In altri e conclusivi termini, questa Corte ritiene che il giudizio sulla completezza e correttezza della motivazione della sentenza impugnata non possa confondersi “con una rinnovata valutazione delle risultanze acquisite, da contrapporsi a quella fornita dal giudice di merito”, con la conseguenza che una motivazione esauriente nell’affrontare i temi essenziali e coerente nella valutazione degli elementi probatori si sottrae al sindacato di legittimità. Conservano, dunque, piena validità anche dopo la novella del 2006 i principi essenziali fissati dalla sentenza delle Sezioni Unite Penali, n. 2120, del 23 novembre 1995-23 febbraio 1996, Fachini (rv 203767).

2. Conformemente ai principi così affermati, la Corte ritiene che non possa dirsi illogica o contraddittoria la motivazione della sentenza impugnata allorché, ribadendo e confermando il giudizio di prime cure, ha considerato che le modalità con cui i rifiuti erano accumulati, la loro provenienza e le loro caratteristiche ed eterogeneità siano elementi nel complesso indicativi della destinazione dell’area a discarica. Sul punto va ricordato che questa Corte ha affermato in modo convincente che quando le sentenza di primo e secondo grado “concordino nell’analisi e nella valutazione degli elementi di prova posti a fondamento delle rispettive decisioni, la struttura motivazionale della sentenza di appello si salda con quella precedente” (Prima Sezione Penale, sentenza n. 8886 del 26 giugno-8 agosto 2000, Sangiorgi, rv 216906), con la conseguenza che i motivi di ricorso devono essere oggi esaminati alla luce della complessiva motivazione adottata da entrambe le decisioni di merito.

Quanto al consistente materiale proveniente da demolizioni edili, non vi è dubbio che si sia in presenza di rifiuti, che restano tali sino al completamento delle attività di separazione e cernita, in quanto la disciplina in materia di gestione dei rifiuti si applica sino al completamento delle operazioni di recupero, tra le quali l’art. 183 lett. h) del d.lgs. 3 aprile 2006 n. 152 indica la cernita o la selezione.
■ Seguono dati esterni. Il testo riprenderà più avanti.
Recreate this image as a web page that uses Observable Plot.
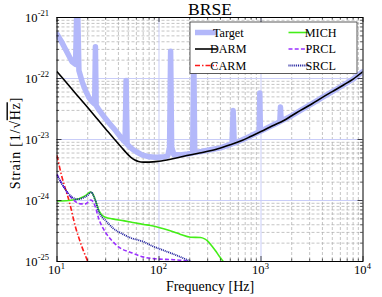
<!DOCTYPE html>
<html><head><meta charset="utf-8">
<script src="https://cdn.jsdelivr.net/npm/d3@7"></script>
<script src="https://cdn.jsdelivr.net/npm/@observablehq/plot@0.6"></script>
<style>
html,body{margin:0;padding:0;background:#fff;}
#chart{width:382px;height:297px;overflow:hidden;}
</style></head><body><div id="chart"></div>
<script>
// ---- data (frequency in Hz, strain in 1/sqrt(Hz)) ----
const targetF = [10, 11, 12, 13, 14, 15.2, 15.8, 16.4, 17.7, 19, 20.5, 22, 23.4, 23.8, 24.2, 26, 29.9, 33, 37.5, 40, 43.5, 46.5, 47.6, 48.7, 51, 54.6, 60, 68, 80, 92, 110, 122, 127, 130, 133, 140, 160, 190, 214, 219, 224, 260, 320, 400, 520, 533, 546, 650, 800, 960, 973, 986, 1200, 1530, 1552, 1575, 2000, 2440, 3200, 4000, 5000, 6500, 8000, 10000];
const targetS = [5.3e-22, 4.1e-22, 3.1e-22, 2.4e-22, 1.9e-22, 1.7e-22, 3e-21, 1.35e-22, 8.7e-23, 6.4e-23, 4.9e-23, 4.2e-23, 3.8e-23, 3.3e-22, 3.6e-23, 3.0e-23, 2.2e-23, 1.8e-23, 1.4e-23, 1.22e-23, 1.02e-23, 9e-24, 9.3e-23, 8.4e-24, 7.7e-24, 7.0e-24, 6.3e-24, 5.6e-24, 5.2e-24, 5.1e-24, 5.15e-24, 5.4e-24, 7.5e-24, 2.8e-22, 7.5e-24, 5.6e-24, 5.6e-24, 5.8e-24, 6.0e-24, 3e-22, 6.1e-24, 6.35e-24, 6.8e-24, 7.3e-24, 8.5e-24, 3e-23, 8.7e-24, 9.8e-24, 1.15e-23, 1.34e-23, 5.8e-23, 1.36e-23, 1.6e-23, 1.95e-23, 3.4e-23, 2.0e-23, 2.45e-23, 3.0e-23, 3.9e-23, 4.9e-23, 6.1e-23, 7.9e-23, 9.8e-23, 1.3e-22];

const darmF = [10, 12, 15, 20, 25, 30, 37.5, 43, 48, 53, 58, 63, 70, 80, 100, 130, 175, 250, 372, 500, 650, 800, 1000, 1300, 1675, 2000, 2440, 3200, 4000, 5000, 6500, 8000, 10000];
const darmS = [1.3e-22, 9.1e-23, 5.85e-23, 3.35e-23, 2.14e-23, 1.49e-23, 9.6e-24, 7.4e-24, 6.0e-24, 5.1e-24, 4.6e-24, 4.35e-24, 4.25e-24, 4.25e-24, 4.4e-24, 4.75e-24, 5.3e-24, 6.0e-24, 7.0e-24, 8.2e-24, 9.6e-24, 1.13e-23, 1.35e-23, 1.68e-23, 2.05e-23, 2.45e-23, 3.0e-23, 3.9e-23, 4.9e-23, 6.1e-23, 7.9e-23, 9.8e-23, 1.3e-22];

const carmF = [10, 11.2, 12, 13.1, 15.2, 17.6, 20, 21];
const carmS = [5.5e-24, 2.4e-24, 1.62e-24, 1.0e-24, 3.65e-25, 1.72e-25, 1.0e-25, 8e-26];

const michF = [10, 13, 16.4, 19, 21.3, 22.3, 23.5, 25.7, 27.5, 29.9, 35, 43.5, 52.5, 71, 82.6, 111, 140, 163, 204, 255, 280, 297, 330, 358, 390, 427, 460];
const michS = [9.8e-25, 1.0e-24, 1.07e-24, 1.2e-24, 1.38e-24, 1.3e-24, 1.07e-24, 6.9e-25, 5.8e-25, 5.3e-25, 5.0e-25, 4.7e-25, 4.45e-25, 4.05e-25, 3.9e-25, 3.45e-25, 3.05e-25, 2.78e-25, 2.5e-25, 2.48e-25, 2.35e-25, 2.2e-25, 1.8e-25, 1.5e-25, 1.22e-25, 1.0e-25, 8.5e-26];

const prclF = [10, 11.7, 14.1, 17, 19, 21.3, 22.3, 23.5, 25.7, 29.9, 35, 40.4, 54.6, 66, 71, 96, 140, 170, 196, 215];
const prclS = [2.7e-24, 1.65e-24, 1.07e-24, 8.8e-25, 8.8e-25, 1.02e-24, 9.8e-25, 8.3e-25, 5.0e-25, 3.0e-25, 2.15e-25, 1.72e-25, 1.38e-25, 1.22e-25, 1.18e-25, 1.1e-25, 1.07e-25, 1.04e-25, 1.0e-25, 9.5e-26];

const srclF = [10, 11.7, 14.1, 16, 17, 19.8, 21.8, 22.8, 23.8, 25.7, 27.5, 29.9, 35.5, 43.5, 52.5, 71, 82.6, 111, 151, 180, 204, 225];
const srclS = [2.6e-24, 1.65e-24, 1.13e-24, 1.05e-24, 1.07e-24, 1.2e-24, 1.37e-24, 1.2e-24, 1.0e-24, 6.5e-25, 5.4e-25, 4.7e-25, 3.5e-25, 2.85e-25, 2.45e-25, 2.1e-25, 1.85e-25, 1.52e-25, 1.25e-25, 1.1e-25, 1.0e-25, 9e-26];

const seriesNames = ["Target", "DARM", "CARM", "MICH", "PRCL", "SRCL"];
const xTicks = [10, 100, 1000, 10000];
const xTickExp = ["1", "2", "3", "4"];
const yTicks = [1e-25, 1e-24, 1e-23, 1e-22, 1e-21];
const yTickExp = ["-25", "-24", "-23", "-22", "-21"];

// ---- styles ----
const FONT = "Liberation Serif";
const styles = {
  Target: {stroke: "#b3b8fa", strokeWidth: 5.5, strokeDasharray: null},
  DARM:   {stroke: "#000000", strokeWidth: 1.6, strokeDasharray: null},
  CARM:   {stroke: "#ff1a1a", strokeWidth: 1.6, strokeDasharray: "5,2,1.5,2"},
  MICH:   {stroke: "#44ee18", strokeWidth: 1.6, strokeDasharray: null},
  PRCL:   {stroke: "#9b30ff", strokeWidth: 1.6, strokeDasharray: "4,2.2"},
  SRCL:   {stroke: "#1c1c9c", strokeWidth: 1.8, strokeDasharray: "1,0.9"}
};
const dataBy = {
  Target: [targetF, targetS], DARM: [darmF, darmS], CARM: [carmF, carmS],
  MICH: [michF, michS], PRCL: [prclF, prclS], SRCL: [srclF, srclS]
};
const table = (F, S) => F.map((f, i) => ({f, s: S[i]}));

const W = 382, H = 297, ML = 56.5, MR = 19.5, MT = 17, MB = 36;
const PW = W - ML - MR, PH = H - MT - MB;

const minorX = []; for (const d of [10, 100, 1000]) for (let k = 2; k <= 9; k++) minorX.push(d * k);
const minorY = []; for (const d of [1e-25, 1e-24, 1e-23, 1e-22]) for (let k = 2; k <= 9; k++) minorY.push(d * k);

const lineMarks = seriesNames.map(name => {
  const st = styles[name];
  return Plot.line(table(...dataBy[name]), {
    x: "f", y: "s", stroke: st.stroke, strokeWidth: st.strokeWidth,
    strokeDasharray: st.strokeDasharray || undefined,
    strokeLinejoin: "round", strokeLinecap: name === "Target" ? "round" : "butt",
    curve: name === "Target" ? "linear" : "monotone-x", clip: true
  });
});

const plot = Plot.plot({
  width: W, height: H, marginLeft: ML, marginRight: MR, marginTop: MT, marginBottom: MB,
  style: {fontFamily: FONT, background: "white", overflow: "visible"},
  x: {type: "log", domain: [10, 1e4], axis: null},
  y: {type: "log", domain: [1e-25, 1e-21], axis: null},
  marks: [
    Plot.ruleX(minorX, {stroke: "#aaaaaa", strokeWidth: 0.7, strokeDasharray: "3,2"}),
    Plot.ruleY(minorY, {stroke: "#aaaaaa", strokeWidth: 0.7, strokeDasharray: "3,2"}),
    Plot.ruleX(xTicks.slice(1, 3), {stroke: "#c9cdf8", strokeWidth: 1}),
    Plot.ruleY(yTicks.slice(1, 4), {stroke: "#c9cdf8", strokeWidth: 1}),
    ...lineMarks,
    // inward ticks on all four sides
    Plot.tickX(minorX, {x: d => d, insetTop: PH - 2.5, stroke: "#000", strokeWidth: 0.6}),
    Plot.tickX(minorX, {x: d => d, insetBottom: PH - 2.5, stroke: "#000", strokeWidth: 0.6}),
    Plot.tickX(xTicks, {x: d => d, insetTop: PH - 5, stroke: "#000", strokeWidth: 0.7}),
    Plot.tickX(xTicks, {x: d => d, insetBottom: PH - 5, stroke: "#000", strokeWidth: 0.7}),
    Plot.tickY(minorY, {y: d => d, insetRight: PW - 2.5, stroke: "#000", strokeWidth: 0.6}),
    Plot.tickY(minorY, {y: d => d, insetLeft: PW - 2.5, stroke: "#000", strokeWidth: 0.6}),
    Plot.tickY(yTicks, {y: d => d, insetRight: PW - 5, stroke: "#000", strokeWidth: 0.7}),
    Plot.tickY(yTicks, {y: d => d, insetLeft: PW - 5, stroke: "#000", strokeWidth: 0.7}),
    Plot.frame({stroke: "#000", strokeWidth: 1}),
    // tick labels
    Plot.text(xTicks, {x: d => d, text: () => "10", frameAnchor: "bottom", textAnchor: "end", lineAnchor: "bottom", dx: 3.5, dy: 12.5, fontSize: 12.5, fill: "#000"}),
    Plot.text(xTicks, {x: d => d, text: (d, i) => xTickExp[i], frameAnchor: "bottom", textAnchor: "start", lineAnchor: "bottom", dx: 3.8, dy: 7.5, fontSize: 8.5, fill: "#000"}),
    Plot.text(yTicks, {y: d => d, text: () => "10", frameAnchor: "left", textAnchor: "end", lineAnchor: "bottom", dx: -19.5, dy: 4, fontSize: 12.5, fill: "#000"}),
    Plot.text(yTicks, {y: d => d, text: (d, i) => yTickExp[i], frameAnchor: "left", textAnchor: "start", lineAnchor: "bottom", dx: -19.3, dy: -1.5, fontSize: 8.5, fill: "#000"}),
    // axis title and chart title
    Plot.text(["Frequency [Hz]"], {frameAnchor: "bottom", text: d => d, lineAnchor: "bottom", dy: 29.5, fontSize: 14, fill: "#000", letterSpacing: "0.8px"}),
    Plot.text(["BRSE"], {frameAnchor: "top", text: d => d, lineAnchor: "bottom", dy: -2.5, fontSize: 17.5, fill: "#000"})
  ]
});

const svg = d3.select(plot);
// y-axis label with overline on Hz
const yl = svg.append("text")
  .attr("transform", `translate(19.5,${MT + PH / 2 + 4}) rotate(-90)`)
  .attr("text-anchor", "middle")
  .attr("font-family", FONT).attr("font-size", 14).attr("letter-spacing", "0.8px").attr("fill", "#000");
yl.append("tspan").text("Strain [1/√");
yl.append("tspan").style("text-decoration", "overline").text("Hz");
yl.append("tspan").text("]");

// legend
const lg = svg.append("g");
lg.append("rect").attr("x", 190).attr("y", 22).attr("width", 167).attr("height", 51.5)
  .attr("fill", "#fff").attr("stroke", "#333").attr("stroke-width", 0.8);
const rowsY = [32.5, 49, 65.5];
seriesNames.forEach((name, i) => {
  const col = Math.floor(i / 3), row = i % 3;
  const st = styles[name];
  const x0 = col === 0 ? 195 : 288.5, x1 = col === 0 ? 217 : 309;
  const tx = col === 0 ? 228.3 : 320.7;
  const y = rowsY[row];
  lg.append("line").attr("x1", x0).attr("x2", x1).attr("y1", y).attr("y2", y)
    .attr("stroke", st.stroke).attr("stroke-width", st.strokeWidth)
    .attr("stroke-dasharray", st.strokeDasharray);
  lg.append("text").attr("x", tx).attr("y", y + 4).attr("font-family", FONT)
    .attr("font-size", 12.2).attr("fill", "#000").text(name);
});

document.getElementById("chart").appendChild(plot);
</script></body></html>
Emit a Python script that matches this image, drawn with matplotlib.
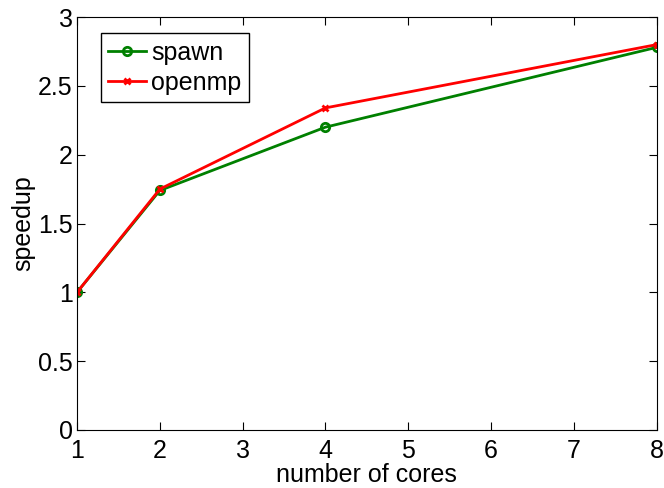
import matplotlib
matplotlib.use("Agg")
import matplotlib.pyplot as plt

plt.rcParams.update({
    "font.family": ["Liberation Sans", "DejaVu Sans"],
    "font.size": 18,
})

cores = [1, 2, 4, 8]
spawn = [1.0, 1.74, 2.20, 2.78]
openmp = [1.0, 1.75, 2.34, 2.80]

fig = plt.figure(figsize=(6.64, 4.88), dpi=100)
ax = fig.add_axes([0.116, 0.119, 0.873, 0.846])
ax.plot(cores, spawn, color="#008000", lw=2, marker="o", ms=6, mfc="none",
        mew=2, label="spawn")
ax.plot(cores, openmp, color="#ff0000", lw=2, marker="x", ms=4, mew=2,
        label="openmp")
ax.set_xlim(1, 8)
ax.set_ylim(0, 3)
ax.set_xticks(range(1, 9))
ax.set_yticks([0, 0.5, 1, 1.5, 2, 2.5, 3])
ax.set_yticklabels(["0", "0.5", "1", "1.5", "2", "2.5", "3"])
ax.tick_params(direction="in", top=True, right=True, length=6, labelsize=18)
ax.tick_params(axis="x", pad=6.5)
ax.tick_params(axis="y", pad=3)
ax.set_xlabel("number of cores", fontsize=18, labelpad=0)
ax.set_ylabel("speedup", fontsize=18, labelpad=2)
leg = ax.legend(loc="upper left", bbox_to_anchor=(0.041, 0.961), fancybox=False,
                edgecolor="black", framealpha=1, fontsize=18,
                handlelength=1.5, handletextpad=0.2, borderpad=0.3,
                labelspacing=0.25, borderaxespad=0)
leg.get_frame().set_linewidth(1)
fig.savefig("out.png", dpi=100)
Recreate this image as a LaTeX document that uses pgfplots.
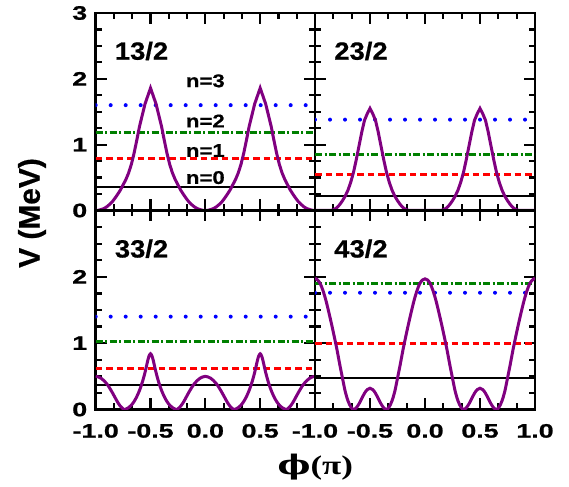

Né risulta provato da parte della difesa in quali termini e con quali destinazioni detti materiali sarebbero stati integralmente riutilizzati dalla ditta del ricorrente (cfr. Sezione Terza Penale, sentenza n. 33882 del 15 giugno-9 ottobre 2006, PM in proc. Barbati e altri, rv 235114).

Analoga incertezza sussiste circa la destinazione al totale reimpiego in tempi certi dei residui materiali rinvenuti, la cui quantità e la cui eterogeneità e collocazione sono stati dai giudici di merito ritenuti indicativi di uno stato di abbandono e di una permanenza superiore al termine di un anno (sul punto si rinvia alla sentenza di questa Sezione, n. l5997 del 14 marzo-19 aprile 2007, Storace, rv  236350, in tema di deposito temporaneo).

3. I motivi di ricorso risultano, pertanto, manifestamente infondati ed il ricorso deve essere dichiarato inammissibile, con conseguente onere per il ricorrente, ai sensi dell’art. 616 c.p.p., di sostenere le spese del procedimento.

Tenuto, poi, conto della sentenza della Corte costituzionale in data del 13 giugno 2000, n. 186, e considerato che non vi è ragione di ritenere che il ricorso sia stato presentato senza “versare in colpa nella determinazione della causa di inammissibilità”, si dispone che il ricorrente versi la somma, determinata in via equitativa, di Euro 1.000,00 in favore della Cassa delle Ammende.